The symphonic poem Tapiola (1925) was composed soon after completion of the Seventh Symphony and was to be Sibelius’ last major work. The sketches for the Eighth Symphony, which was awaited with eager anticipation throughout the world, were destroyed by the exacting composer. After writing the poem there came a thirty-year period of creative silence which Finnish journalists referred to as “silence in Järvenpää” (Järvenpää being where the composer lived, a small village not far from Helsinki).
Sibelius prefaced the score of Tapiola with a poetic programme:
Widespread they stand, the Northland’s dusky forests,
Immersed in a magical dream,
Within them dwells the forest’s mighty God,
And wood-sprites flutter in the silence.
The fourteenth rune of The Kalevala speaks of Tapio – the god of the forests in Finnish mythology – and of his abode, the woodland country of Tapiola.
Here I walk in the ancient woodland forest
On the way to Tapiola,
Into Tapio's wild dwellings.
Greeting bring I to the mountains and uplands,
Greet ye, heights with forests covered...
The music of the poem comes from a short motif that is close in its intonations to a folk tale. Fully-armed with skill, Sibelius creates a major symphonic form, subjecting the musical themes to different transformations, dressing them in colourful instrumental clothing, sometimes dazzling and at others bleakly northern... The conclusion of the poem is filled with peace and primordial silence.
The poem was written following a commission from the New York Philharmonic Society and was performed for the first time in New York under the baton of Walter Damrosch on 26 December 1925.
The Second Symphony was composed by Sibelius on the crest of the wave of success that accompanied the First.
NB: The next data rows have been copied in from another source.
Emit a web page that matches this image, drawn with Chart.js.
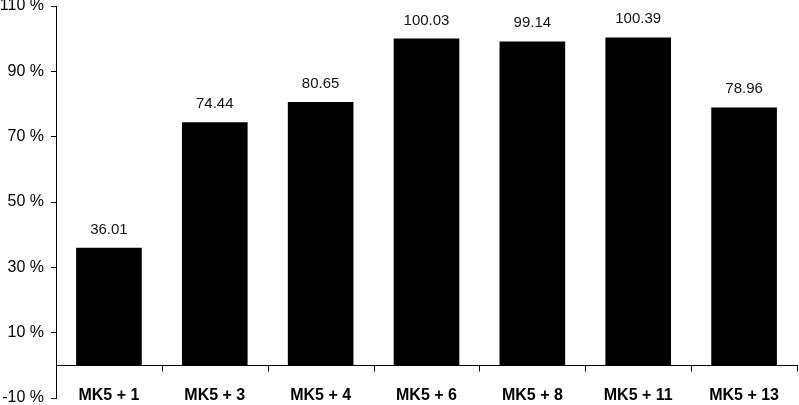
<!DOCTYPE html>
<html>
<head>
<meta charset="utf-8">
<script src="https://cdn.jsdelivr.net/npm/chart.js@4.4.0/dist/chart.umd.min.js"></script>
<style>
  html, body { margin: 0; padding: 0; background: #fff; }
  #wrap { width: 799px; height: 405px; }
</style>
</head>
<body>
<div id="wrap"><canvas id="chart"></canvas></div>
<script>
// data
const categories = ["MK5 + 1", "MK5 + 3", "MK5 + 4", "MK5 + 6", "MK5 + 8", "MK5 + 11", "MK5 + 13"];
const values = [36.01, 74.44, 80.65, 100.03, 99.14, 100.39, 78.96];
const yTicks = [-10, 10, 30, 50, 70, 90, 110];

// value labels over each bar + tick marks under the zero line
const extras = {
  id: "extras",
  afterDatasetsDraw(chart) {
    const ctx = chart.ctx;
    const meta = chart.getDatasetMeta(0);
    ctx.save();
    ctx.font = "15px 'Liberation Sans', Arial, sans-serif";
    ctx.fillStyle = "#111";
    ctx.textAlign = "center";
    ctx.textBaseline = "alphabetic";
    meta.data.forEach((bar, i) => {
      ctx.fillText(values[i].toFixed(2), bar.x, bar.y - 14);
    });

    // category boundary ticks hanging from the zero line
    const xs = chart.scales.x, ys = chart.scales.y;
    const y0 = Math.round(ys.getPixelForValue(0)) + 0.5;
    ctx.strokeStyle = "#000";
    ctx.lineWidth = 1;
    ctx.beginPath();
    for (let i = 1; i <= categories.length; i++) {
      const x = Math.round(xs.getPixelForValue(i - 0.5)) + 0.5;
      ctx.moveTo(x, y0);
      ctx.lineTo(x, y0 + 6);
    }
    ctx.stroke();
    ctx.restore();
  }
};

new Chart(document.getElementById("chart"), {
  type: "bar",
  data: {
    labels: categories,
    datasets: [{
      data: values,
      backgroundColor: "#000",
      borderWidth: 0,
      categoryPercentage: 1,
      barPercentage: 0.62,
    }],
  },
  options: {
    responsive: true,
    maintainAspectRatio: false,
    animation: false,
    layout: { padding: { top: 0, right: 2, bottom: 0, left: 0 } },
    plugins: {
      legend: { display: false },
      tooltip: { enabled: false },
    },
    scales: {
      x: {
        position: { y: 0 },
        offset: true,
        afterFit(scale) {
          scale.paddingLeft = 0;
          scale.paddingRight = 0;
        },
        border: { display: true, color: "#000", width: 1 },
        grid: { display: false },
        ticks: {
          color: "#000",
          padding: 13,
          font: { family: "'Liberation Sans', Arial, sans-serif", size: 16, weight: "bold" },
        },
      },
      y: {
        min: yTicks[0],
        max: yTicks[yTicks.length - 1],
        afterBuildTicks(scale) {
          scale.ticks = yTicks.map(v => ({ value: v }));
        },
        afterFit(scale) {
          scale.width = 56;
          scale.paddingTop = 6;
          scale.paddingBottom = 7;
        },
        border: { display: true, color: "#000", width: 1 },
        grid: { drawOnChartArea: false, drawTicks: true, tickLength: 5, color: "#000" },
        ticks: {
          color: "#000",
          padding: 7,
          font: { family: "'Liberation Sans', Arial, sans-serif", size: 16, lineHeight: 1 },
          callback: v => v + " %",
        },
      },
    },
  },
  plugins: [extras],
});
</script>
</body>
</html>
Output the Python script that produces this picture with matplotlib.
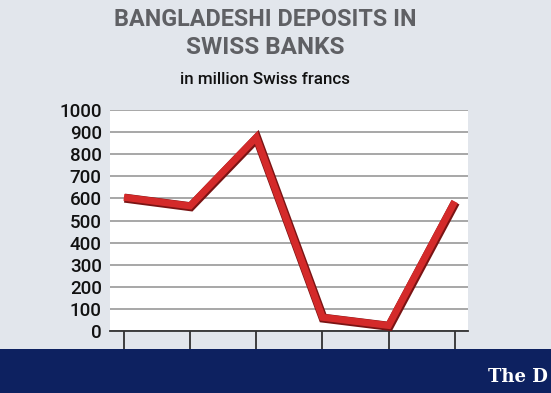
import matplotlib
matplotlib.use("Agg")
import matplotlib.pyplot as plt
import matplotlib.patheffects as pe
from matplotlib.patches import Rectangle

# data (million Swiss francs)
positions = [0, 1, 2, 3, 4, 5]
deposits = [605, 566, 876, 62, 25, 586]
y_ticks = [0, 100, 200, 300, 400, 500, 600, 700, 800, 900, 1000]

BG = "#e2e6ec"
NAVY = "#0d2160"
RED = "#d42a2a"
FONT = ["Roboto", "DejaVu Sans"]

fig = plt.figure(figsize=(5.51, 3.93), dpi=100)
fig.patch.set_facecolor(BG)
renderer = fig.canvas.get_renderer()


def fit_text(x, y, s, width_px, **kw):
    # put text at pixel (x, y from top) and size it to the wanted width
    t = fig.text(x/551, 1 - y/393, s, **kw)
    w = t.get_window_extent(renderer).width
    t.set_fontsize(t.get_fontsize() * width_px / w)
    return t


# navy footer band
fig.patches.append(Rectangle((0, 0), 1, 44/393, transform=fig.transFigure,
                             facecolor=NAVY, edgecolor="none", zorder=0))
fit_text(488, 377, "The D", 60, color="white", fontsize=16,
         family="DejaVu Serif", fontweight="bold", va="center", ha="left")

# titles
fit_text(265, 20, "BANGLADESHI DEPOSITS IN", 302, ha="center", va="center",
         fontsize=20, fontweight="bold", color="#5f6064", family=FONT)
fit_text(265, 47, "SWISS BANKS", 158, ha="center", va="center",
         fontsize=20, fontweight="bold", color="#5f6064", family=FONT)
fit_text(265, 80, "in million Swiss francs", 172, ha="center", va="center",
         fontsize=14, color="#111111", family=FONT, fontweight="medium")

ax = fig.add_axes([110/551, 62/393, 358/551, 221/393])
ax.set_facecolor("white")
ax.plot(positions, deposits, color=RED, lw=5, solid_joinstyle="miter",
        solid_capstyle="butt", zorder=3,
        path_effects=[pe.Stroke(linewidth=6.5, foreground="#7a1414", offset=(0.5, -0.6)),
                      pe.Normal()])

ax.set_ylim(0, 1000)
ax.set_xlim(-0.21, 5.2)
ax.set_yticks(y_ticks)
ax.set_yticklabels([str(v) for v in y_ticks], family=FONT, fontsize=13.5,
                   color="#111111", fontweight="medium")
ax.yaxis.grid(True, color="#a0a0a0", lw=1.3)
ax.set_axisbelow(True)
ax.tick_params(axis="y", length=0, pad=6)
ax.set_xticks(positions)
ax.set_xticklabels([])
ax.tick_params(axis="x", direction="out", length=13, width=1.2, color="#222222")

for s in ["top", "right", "left"]:
    ax.spines[s].set_visible(False)
ax.spines["bottom"].set_color("#333333")
ax.spines["bottom"].set_linewidth(1.3)

fig.savefig("out.png", dpi=100, facecolor=BG)
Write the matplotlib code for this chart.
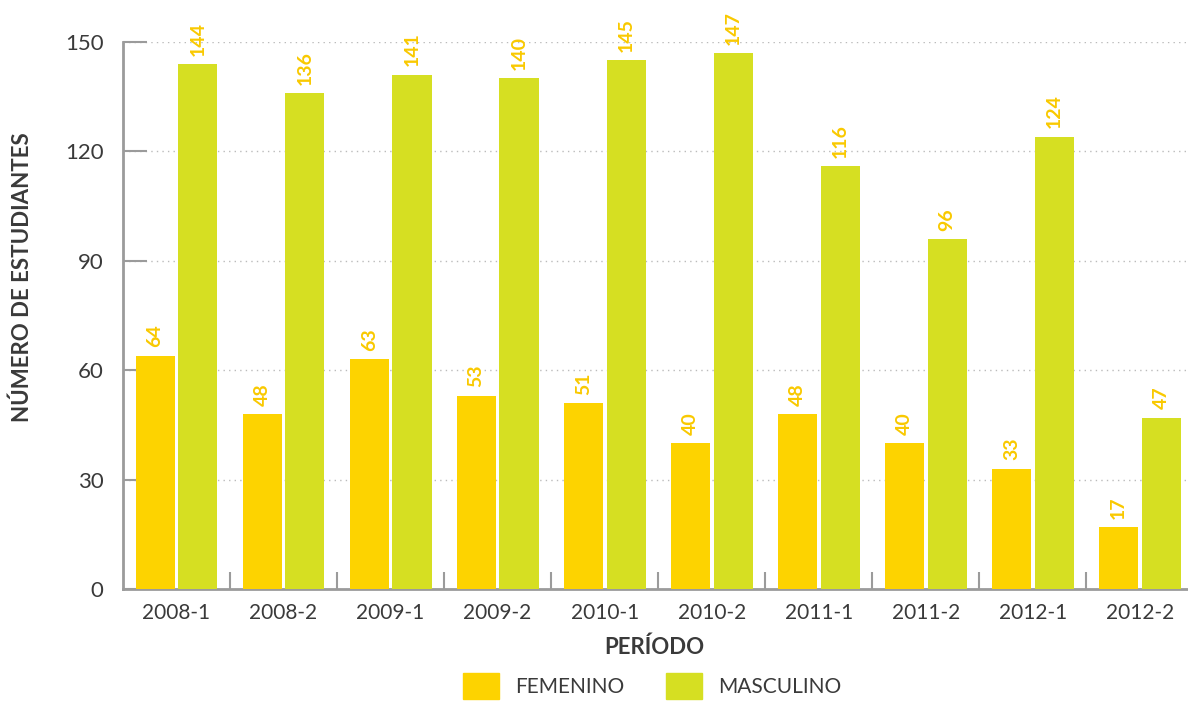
import matplotlib.pyplot as plt
from matplotlib.patches import Patch
import numpy as np

plt.rcParams['font.family'] = ['Lato', 'DejaVu Sans']

periodos = ['2008-1', '2008-2', '2009-1', '2009-2', '2010-1',
            '2010-2', '2011-1', '2011-2', '2012-1', '2012-2']
femenino = [64, 48, 63, 53, 51, 40, 48, 40, 33, 17]
masculino = [144, 136, 141, 140, 145, 147, 116, 96, 124, 47]

col_fem = '#FDD300'
col_mas = '#D6DF22'
col_lbl = '#F9C900'
gris = '#9B9B9B'
texto = '#3A3A3A'

fig = plt.figure(figsize=(11.88, 7.03), dpi=100)
ax = fig.add_axes([123 / 1188, 1 - 589 / 703, 1 - 123 / 1188, (589 - 42) / 703])

x = np.arange(len(periodos))
w = 0.365
b1 = ax.bar(x - 0.2, femenino, w, color=col_fem, zorder=3)
b2 = ax.bar(x + 0.2, masculino, w, color=col_mas, zorder=3)

# value labels, rotated above each bar
for bars, vals in ((b1, femenino), (b2, masculino)):
    for r, v in zip(bars, vals):
        ax.annotate(str(v), (r.get_x() + r.get_width() / 2, v),
                    xytext=(0, 6), textcoords='offset points',
                    rotation=90, ha='center', va='bottom',
                    fontsize=14, fontweight='bold', color=col_lbl,
                    clip_on=False)

ax.set_xlim(-0.5, 9.45)
ax.set_ylim(0, 150)
ax.set_yticks([0, 30, 60, 90, 120, 150])
ax.yaxis.grid(True, linestyle=(0, (1, 3)), color='#BBBBBB', linewidth=1, zorder=0)

ax.set_xticks(x)
ax.set_xticklabels(periodos)
ax.set_xticks(x[:-1] + 0.5, minor=True)
ax.tick_params(axis='x', which='major', length=0, pad=10, labelsize=15, labelcolor=texto)
ax.tick_params(axis='x', which='minor', direction='in', length=12, width=1.5, color=gris)
ax.tick_params(axis='y', direction='in', length=17, width=1.5, color=gris,
               pad=14, labelsize=16, labelcolor=texto)
for lbl in ax.get_yticklabels():
    lbl.set_horizontalalignment('right')

for s in ('top', 'right'):
    ax.spines[s].set_visible(False)
for s in ('left', 'bottom'):
    ax.spines[s].set_color(gris)
    ax.spines[s].set_linewidth(2)

fig.text(22 / 1188, 1 - 277 / 703, 'NÚMERO DE ESTUDIANTES', rotation=90,
         ha='center', va='center', fontsize=16, fontweight='bold', color=texto)
fig.text(654 / 1188, 1 - 647 / 703, 'PERÍODO', ha='center', va='center',
         fontsize=16, fontweight='bold', color=texto)

handles = [Patch(color=col_fem, label='FEMENINO'), Patch(color=col_mas, label='MASCULINO')]
fig.legend(handles=handles, loc='center', bbox_to_anchor=(652 / 1188, 1 - 686 / 703),
           ncol=2, frameon=False, fontsize=15, handlelength=1.75, handleheight=1.55,
           handletextpad=0.75, columnspacing=2.0, labelcolor=texto)

fig.savefig('out.png', dpi=100)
It continued the epic line in the composer’s art, also revealing it in a new light. The premiere of the symphony took place to great acclaim in Helsinki on 3 March 1902 under the baton of the composer.
“It seems as if the Most High, having thrown down pebbles from the vaults of Heaven – with which one could produce a mosaic, is telling me to bring them together as a single whole” was how Sibelius described the process of writing the symphony. There could be no better way to speak of the structure of the first movement, the exposition of which is a series of unique “pebbles”, at times even shards of musical themes. In the development the composer creates a refined and, at the same time, absolutely natural drawing or pattern.
Breaking with traditions, the dramatic core of the symphony is the lento second movement – the broadly developed symphonic ballade embodying, according to the composer’s notes, the tragic opposing natures of Don Juan and the Stone Guest, of Life and Death.
The third movement is a whirlwind-like scherzo. It is interrupted twice by a slow trio; the lyrical intermezzo of the oboe, clearly with folkloric roots, reminds us of the melodic images of the first movement.
The finale opens with the pathétique main theme which is performed by a “chorus of strings” to the accompaniment of the trombones and trumpet fanfares. This is one of the most inspired melodic discoveries Sibelius made. The contrast to the main theme comes with the second, which is imbued with a deep grief (the wind instruments sing it to the background of the suppressed gamma-like motion of the strings). In the reprise the second theme becomes lighter and together with the main theme concludes the symphony with a colonnade of majestic chords.
At the turn of the 19th and 20th centuries, Sibelius created the song cycles Nos 36 and 37. The melodies of the songs are imbued with the influence of Finnish folk tunes. In stressing the stylistic differences of his music from works by modernist composers, Sibelius wrote “While other composers have become more refined in preparing cocktails of all sorts and of all shades I myself have always offered audiences pure fresh water.” The programme for the concert includes romances to verse by the Finnish poet of Swedish descent Johan Ludvig Runeberg – The Dream and The Girl Returned from Meeting Her Lover. The second of these romances, which tells of a girl abandoned by her lover, became incredibly popular.
Sibelius dedicated his symphonic poem for soprano and orchestra Luonnotar (1913) to the outstanding Finnish singer Aino Ackté. The premiere of the poem took place at a festival in Gloucester (Great Britain) on 10 September 1913, the soprano being sung by Aino Ackté.
As with many other works by Sibelius, the basis of Luonnotar is the Karelian-Finnish national epos The Kalevala. The first rune of The Kalevala tells of the creation of the world. Luonnotar, the spirit of nature and the daughter of the air, brings fruit from the wind and water and becomes the mother of the seas. A duck is swaddling a nest on the knee of the mother of the seas; the duck’s eggs crack open to reveal the earth, the sky, the sun, the moon and the clouds. The mother of the seas creates the promontories, gulfs, shores and sand-banks of the sea...
The miracle of the birth of the world is presented in music that is full of magical enchantment but, despite that, Luonnotar is somewhat rarely performed. This is linked with the extreme complexity of the vocal part – it was composed in an incredibly high tessitura and is rich in the vocal techniques of folk singers and story-tellers which are not so easy to perform for singers who have become accustomed to the classical singing technique.